[Begin]

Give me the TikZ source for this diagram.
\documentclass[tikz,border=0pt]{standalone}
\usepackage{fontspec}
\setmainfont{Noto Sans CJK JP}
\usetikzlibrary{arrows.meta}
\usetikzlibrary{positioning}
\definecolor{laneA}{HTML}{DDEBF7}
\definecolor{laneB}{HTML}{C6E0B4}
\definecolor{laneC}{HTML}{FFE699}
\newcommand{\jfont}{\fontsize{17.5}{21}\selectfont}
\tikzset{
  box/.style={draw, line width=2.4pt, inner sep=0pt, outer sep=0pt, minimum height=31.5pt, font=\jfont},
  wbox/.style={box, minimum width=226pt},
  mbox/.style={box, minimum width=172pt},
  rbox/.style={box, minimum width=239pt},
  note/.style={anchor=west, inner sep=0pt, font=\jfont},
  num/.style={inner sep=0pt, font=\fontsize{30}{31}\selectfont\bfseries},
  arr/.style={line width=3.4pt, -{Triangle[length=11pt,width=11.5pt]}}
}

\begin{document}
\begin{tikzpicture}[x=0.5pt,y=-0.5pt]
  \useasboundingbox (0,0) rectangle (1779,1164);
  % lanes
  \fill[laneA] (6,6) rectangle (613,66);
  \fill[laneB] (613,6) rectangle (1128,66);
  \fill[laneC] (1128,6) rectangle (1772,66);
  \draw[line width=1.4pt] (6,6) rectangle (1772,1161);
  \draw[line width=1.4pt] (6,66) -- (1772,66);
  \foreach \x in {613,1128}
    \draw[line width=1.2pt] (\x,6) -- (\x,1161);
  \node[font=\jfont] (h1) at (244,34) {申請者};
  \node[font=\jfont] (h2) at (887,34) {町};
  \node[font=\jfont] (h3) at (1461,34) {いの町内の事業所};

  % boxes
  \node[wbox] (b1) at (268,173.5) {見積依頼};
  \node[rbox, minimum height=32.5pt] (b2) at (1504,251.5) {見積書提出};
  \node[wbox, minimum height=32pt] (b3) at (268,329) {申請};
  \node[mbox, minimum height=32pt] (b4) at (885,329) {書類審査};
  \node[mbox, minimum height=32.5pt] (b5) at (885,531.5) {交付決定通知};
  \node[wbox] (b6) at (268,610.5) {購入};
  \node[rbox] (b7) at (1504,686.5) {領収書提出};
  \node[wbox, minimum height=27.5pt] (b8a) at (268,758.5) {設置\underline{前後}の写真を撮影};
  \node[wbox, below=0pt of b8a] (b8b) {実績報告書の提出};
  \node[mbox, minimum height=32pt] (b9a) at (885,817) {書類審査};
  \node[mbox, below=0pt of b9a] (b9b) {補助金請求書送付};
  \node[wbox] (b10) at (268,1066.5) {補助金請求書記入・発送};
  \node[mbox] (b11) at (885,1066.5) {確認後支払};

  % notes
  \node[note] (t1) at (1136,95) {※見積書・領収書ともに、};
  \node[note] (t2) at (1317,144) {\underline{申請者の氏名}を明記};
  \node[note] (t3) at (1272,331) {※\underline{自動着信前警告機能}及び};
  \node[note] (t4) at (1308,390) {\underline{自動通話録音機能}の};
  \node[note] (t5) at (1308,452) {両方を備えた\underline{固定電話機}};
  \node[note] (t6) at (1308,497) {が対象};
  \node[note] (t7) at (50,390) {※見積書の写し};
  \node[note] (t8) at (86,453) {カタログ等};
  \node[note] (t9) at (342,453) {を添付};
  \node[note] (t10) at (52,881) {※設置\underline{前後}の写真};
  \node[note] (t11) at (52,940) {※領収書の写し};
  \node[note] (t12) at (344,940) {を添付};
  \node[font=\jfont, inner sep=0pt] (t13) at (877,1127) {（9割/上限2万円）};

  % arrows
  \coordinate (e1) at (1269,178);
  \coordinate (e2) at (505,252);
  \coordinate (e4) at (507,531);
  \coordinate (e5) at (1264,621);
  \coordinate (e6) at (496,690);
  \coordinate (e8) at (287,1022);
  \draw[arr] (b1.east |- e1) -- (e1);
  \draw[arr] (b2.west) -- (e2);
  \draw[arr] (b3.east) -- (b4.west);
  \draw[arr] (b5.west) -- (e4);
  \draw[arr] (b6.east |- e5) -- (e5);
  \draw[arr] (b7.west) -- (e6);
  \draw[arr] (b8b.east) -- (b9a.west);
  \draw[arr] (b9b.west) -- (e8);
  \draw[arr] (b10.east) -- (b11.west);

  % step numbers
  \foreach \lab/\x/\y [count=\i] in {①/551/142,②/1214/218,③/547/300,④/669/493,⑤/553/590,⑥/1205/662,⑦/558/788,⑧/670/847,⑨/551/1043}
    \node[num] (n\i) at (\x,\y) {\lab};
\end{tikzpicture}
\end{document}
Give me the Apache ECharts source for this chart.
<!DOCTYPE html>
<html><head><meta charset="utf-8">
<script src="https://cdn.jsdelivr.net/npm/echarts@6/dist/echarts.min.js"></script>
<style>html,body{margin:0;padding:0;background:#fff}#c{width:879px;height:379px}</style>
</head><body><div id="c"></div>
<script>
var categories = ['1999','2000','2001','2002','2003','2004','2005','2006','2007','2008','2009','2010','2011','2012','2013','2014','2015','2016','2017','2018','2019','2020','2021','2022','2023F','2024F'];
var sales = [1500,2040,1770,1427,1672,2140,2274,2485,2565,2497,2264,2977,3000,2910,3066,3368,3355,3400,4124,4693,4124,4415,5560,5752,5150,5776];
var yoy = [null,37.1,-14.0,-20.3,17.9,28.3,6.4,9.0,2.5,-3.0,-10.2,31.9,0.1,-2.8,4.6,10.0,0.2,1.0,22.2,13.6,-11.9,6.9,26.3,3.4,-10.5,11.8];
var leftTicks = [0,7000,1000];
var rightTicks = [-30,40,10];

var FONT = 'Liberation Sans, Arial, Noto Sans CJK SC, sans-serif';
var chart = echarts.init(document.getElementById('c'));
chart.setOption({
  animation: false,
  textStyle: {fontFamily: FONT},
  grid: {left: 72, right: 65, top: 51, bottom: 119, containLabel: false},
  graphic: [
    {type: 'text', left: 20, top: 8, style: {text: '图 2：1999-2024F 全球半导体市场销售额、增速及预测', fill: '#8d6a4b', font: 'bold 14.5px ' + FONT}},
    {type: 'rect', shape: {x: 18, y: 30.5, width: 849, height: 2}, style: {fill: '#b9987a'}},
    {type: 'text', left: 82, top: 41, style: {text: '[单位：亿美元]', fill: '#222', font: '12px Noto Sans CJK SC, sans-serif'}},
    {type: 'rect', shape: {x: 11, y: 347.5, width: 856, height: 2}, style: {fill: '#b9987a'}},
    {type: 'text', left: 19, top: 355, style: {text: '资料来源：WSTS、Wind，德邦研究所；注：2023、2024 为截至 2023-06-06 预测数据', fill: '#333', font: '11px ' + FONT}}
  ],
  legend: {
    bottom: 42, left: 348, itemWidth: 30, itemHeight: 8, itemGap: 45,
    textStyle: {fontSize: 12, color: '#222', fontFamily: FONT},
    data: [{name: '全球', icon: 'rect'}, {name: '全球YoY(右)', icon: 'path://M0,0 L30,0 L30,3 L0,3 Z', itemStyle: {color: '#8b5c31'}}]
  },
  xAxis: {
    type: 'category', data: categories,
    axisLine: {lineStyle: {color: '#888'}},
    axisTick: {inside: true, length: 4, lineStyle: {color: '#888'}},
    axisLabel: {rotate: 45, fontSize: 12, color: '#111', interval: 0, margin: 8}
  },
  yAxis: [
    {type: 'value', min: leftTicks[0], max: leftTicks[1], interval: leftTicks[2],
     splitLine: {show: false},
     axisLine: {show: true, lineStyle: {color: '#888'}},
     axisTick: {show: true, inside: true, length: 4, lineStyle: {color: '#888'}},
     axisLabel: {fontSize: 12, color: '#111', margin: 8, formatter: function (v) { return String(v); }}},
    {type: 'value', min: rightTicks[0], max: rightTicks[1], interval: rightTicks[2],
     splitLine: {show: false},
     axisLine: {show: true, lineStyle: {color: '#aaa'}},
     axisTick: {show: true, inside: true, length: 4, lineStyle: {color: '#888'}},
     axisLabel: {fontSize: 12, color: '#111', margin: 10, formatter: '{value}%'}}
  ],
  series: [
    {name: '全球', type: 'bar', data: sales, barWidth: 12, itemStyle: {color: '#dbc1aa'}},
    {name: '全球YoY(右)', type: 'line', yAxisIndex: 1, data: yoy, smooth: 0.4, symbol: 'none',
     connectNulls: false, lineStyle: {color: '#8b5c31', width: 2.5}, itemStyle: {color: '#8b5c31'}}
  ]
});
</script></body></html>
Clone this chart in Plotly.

[End]

▸ **WHAT YOU SHOULD DO**
Begin at the line that has "Give me the Apache" in the entries above; stop after the line that has "var rightTicks = [-30,40,10];". Transcribe exactly those lines and no others.

▸ **EXERCISE ANSWER**
Give me the Apache ECharts source for this chart.
<!DOCTYPE html>
<html><head><meta charset="utf-8">
<script src="https://cdn.jsdelivr.net/npm/echarts@6/dist/echarts.min.js"></script>
<style>html,body{margin:0;padding:0;background:#fff}#c{width:879px;height:379px}</style>
</head><body><div id="c"></div>
<script>
var categories = ['1999','2000','2001','2002','2003','2004','2005','2006','2007','2008','2009','2010','2011','2012','2013','2014','2015','2016','2017','2018','2019','2020','2021','2022','2023F','2024F'];
var sales = [1500,2040,1770,1427,1672,2140,2274,2485,2565,2497,2264,2977,3000,2910,3066,3368,3355,3400,4124,4693,4124,4415,5560,5752,5150,5776];
var yoy = [null,37.1,-14.0,-20.3,17.9,28.3,6.4,9.0,2.5,-3.0,-10.2,31.9,0.1,-2.8,4.6,10.0,0.2,1.0,22.2,13.6,-11.9,6.9,26.3,3.4,-10.5,11.8];
var leftTicks = [0,7000,1000];
var rightTicks = [-30,40,10];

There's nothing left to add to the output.